In a recent letter to Interior Department Secretary Sally Jewell, the governors offered their third inventory of programs and initiatives that the states are undertaking to preserve the potentially threatened birds.
“These steps preclude the need to include the greater sage grouse on the federal endangered species list,” the governors asserted.
Should the greater sage grouse or the smaller population of Gunnison sage grouse be listed as an endangered species, the states fear that it would impact oil and gas operations and cattle ranching across much of the Intermountain West. Eleven states have sage grouse habitat, and not one wants its birds listed.
That was a fate narrowly avoided in 2010 when the U.S. Fish and Wildlife Service listed the bird under the Endangered Species act as “warranted but precluded.” Should “precluded” turn to “included” the governors fear “significant economic impact.”
Since 2003, Colorado Parks and Wildlife has overseen a habitat protection initiative for both greater and Gunnison sage grouse, with more than 40,000 acres of greater sage grouse habitat and 31,000 acres of Gunnison sage grouse habitat protected either through fee title purchase or conservation easement at a cost of approximately $65 million dollars.
Last year, Colorado and Utah entered into an agreement to foster conservation of the threatened Gunnison sage grouse, with Delta, Dolores, Gunnison, Mesa, Montrose, Ouray, Saguache and San Miguel counties specifically named as participants, along with San Juan County, Utah.
Other states have many similar initiatives, as outlined by the governors’ communication. The question is whether those efforts will suffice to keep the birds off the list.

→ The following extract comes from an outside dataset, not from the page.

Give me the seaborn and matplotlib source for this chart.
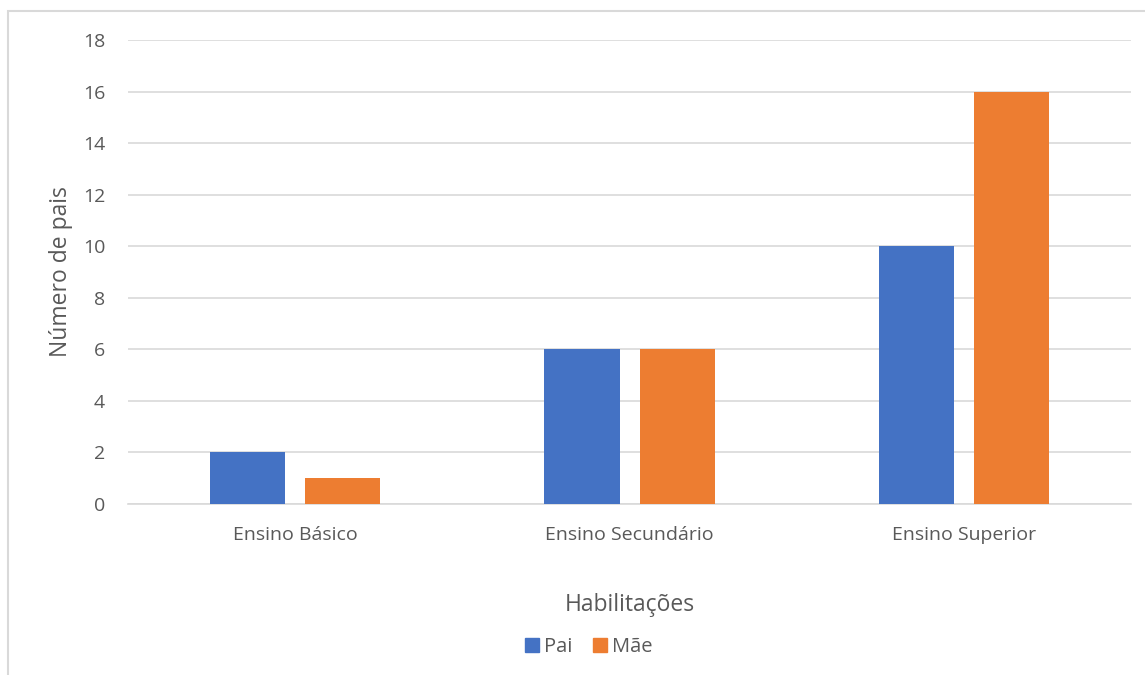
import matplotlib
matplotlib.use("Agg")
import matplotlib.pyplot as plt
import seaborn as sns
import pandas as pd
from matplotlib.patches import Rectangle

# data
categorias = ["Ensino Básico", "Ensino Secundário", "Ensino Superior"]
pai = [2, 6, 10]
mae = [1, 6, 16]
series = ["Pai", "Mãe"]
cores = ["#4472C4", "#ED7D31"]

df = pd.DataFrame({
    "Habilitações": categorias * 2,
    "valor": pai + mae,
    "serie": [series[0]] * 3 + [series[1]] * 3,
})

sns.set_theme(style="white")
plt.rcParams['font.family'] = ['Open Sans', 'DejaVu Sans']
texto = "#595959"
grelha = "#D9D9D9"

fig = plt.figure(figsize=(11.45, 6.75), dpi=100)
ax = fig.add_axes([0.1118, 0.2533, 0.876, 0.6874])

sns.barplot(data=df, x="Habilitações", y="valor", hue="serie",
            palette=cores, width=0.569, gap=0.21, saturation=1,
            linewidth=0, ax=ax, legend=False, zorder=3)

ax.set_ylim(0, 18)
ax.set_xlim(-0.5, 2.5)
ax.set_yticks(range(0, 19, 2))
ax.yaxis.grid(True, color=grelha, linewidth=1.2, zorder=0)
ax.set_axisbelow(True)
for s in ["top", "right", "left"]:
    ax.spines[s].set_visible(False)
ax.spines["bottom"].set_color(grelha)
ax.spines["bottom"].set_linewidth(1.2)
ax.tick_params(axis="both", length=0, labelsize=14, labelcolor=texto)
ax.tick_params(axis="y", pad=16.5)
ax.tick_params(axis="x", pad=16)

ax.set_ylabel("Número de pais", fontsize=16.5, color=texto, labelpad=7)
ax.set_xlabel("Habilitações", fontsize=16.5, color=texto, labelpad=35)

# legend
handles = [Rectangle((0, 0), 1, 1, color=c) for c in cores]
fig.legend(handles, series, loc="center", bbox_to_anchor=(0.514, 0.042),
           ncol=2, frameon=False, fontsize=14.5, handlelength=0.7,
           handleheight=0.7, handletextpad=0.25, columnspacing=1.0,
           labelcolor=texto)

# chart area border
fig.patches.append(Rectangle((8 / 1145, -0.1), 1.2, 0.1 + 1 - 11 / 675,
                             transform=fig.transFigure, fill=False,
                             edgecolor=grelha, linewidth=1.5))

fig.savefig("out.png", dpi=100)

Writing in High Country News, environmental studies professor Andrew Gulliford doesn’t think so. He states that the Gunnison sage grouse in particular is faced with extinction, with fewer than 5,000 remaining. Another assessment of the sage grouse’s fate is offered by the National Wildlife Refuge Association, which notes their greatly reduced numbers largely due to disrupted habitat.
The governors have stated a strong case for their conservation efforts. The ball is in the feds’ court.